Особенно хорошо было в такие вечера, как сейчас. Дождь шумит в листве... Вы можете сказать, что в точности так шумит поток машин где-нибудь на Садовом кольце во влажный день, или на Проспекте Мира, и я с вами соглашусь, а ещё вы вправе возразить, что за окном нет никакого дождя, что там на редкость ясный вечер (или день, или утро), и опять-таки, будете правы, потому что даже на Садовом кольце одновременно могут быть и машины, и дождь, и солнце, и ветер, и даже вечер, поэтому что уж говорить о целом мире, пусть и состоящем из удалённых друг от друга географических точек и разных времён.
Наконец врач решил, что пора поговорить и о выписке. Для него, знаете ли, это тоже было нечто необыкновенное – не часто мог он объявить о полном выздоровлении пациента. Так что выписка Сомова становилась важнейшим событием за последние несколько лет.
– Вот видите, Иннокентий, вы и для нас оказались чем-то особенным. Не часто из нашей клиники выходят здоровые люди. Поздравляю. Завтра до дому, дорогой вы наш. Не забывайте нас, наведывайтесь. Побеседуем за чашечкой чая.
Сомов коротко кивал, тревожно разглядывал и шёпотом благодарил доктора, оформлявшего документы на выписку. А ещё, с полуулыбкой бормотал слова сказки: “Дайте мне горсть чечевицы, я возьму её с собой. Дайте мне горсть чечевицы, я возьму её с собой”.
А доктора, дурака, это радовало, он думал, что Иннокентий возвращается к нормальному существованию, культуре, полноценной, духовно насыщенной жизни.
С работы в тот вечер доктор уходил в превосходнейшем настроении.
Дома он что-то напевал (кажется, “Дайте мне горсть чечевицы”), резвился, как дитя, играя с сынишкой в машинки и солдатиков. Потом они вместе построили из цветного конструктора домик для аквалангистов, а сын посадил в него маленькую пластмассовую рыбку. После игр доктор решил искупать мальчика в ванне, тот захватил рыбку с собой и выпустил её поплавать в чугунное эмалированное море. Потом доктор уложил сына в постель, выпил кружку слабого чая в компании с супругой, которой вдохновенно рассказывал о Сомове и, наконец, лёг и заснул с лёгким сердцем, что при его работе случается немыслимо редко.

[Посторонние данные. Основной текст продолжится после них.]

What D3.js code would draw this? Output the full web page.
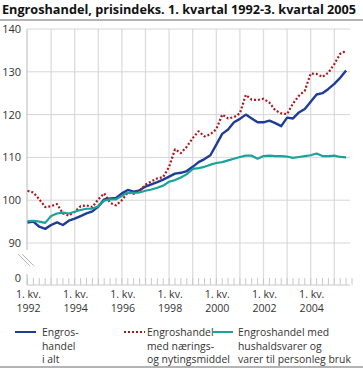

И наутро хорошее настроение не покинуло врача – похоже, он и вправду был добрым, хорошим человеком, если так долго радовался успеху другого. Ещё ни разу доктор не чувствовал такого приятного, граничащего с азартом нетерпения по дороге в лечебницу, никогда ещё профессия не казалась ему настолько верно избранной, а карьера такой успешной.
Он переоделся в своем кабинете, ещё раз с удовольствием полистал историю болезни Сомова и только собирался пойти к нему в палату прощаться, как в дверь постучали.
Вошла старшая медсестра Наина Тихоновна, быстрым прикосновением руки к затылку поправила парик и, страшно пуча блёклые глаза за толстыми стеклами старомодных очков, рассказала о ЧП в отделении.
Исчез Сомов. Предположительно, бежал. Никаких вещей своих он не взял. В холле были обнаружены его халат, тапочки, пижама и даже бельё. Никто ничего не трогал, всё оставалось как было найдено. Хотя, нет, помятый листок со стихотворением, что лежал в книжке, – кажется, это было стихотворение, во всяком случае, строчки почти одинаковой длины располагались там в столбик, – сестра захватила с собой: почерк был ровный и аккуратный, но совсем неразборчивый, просто волны какие-то.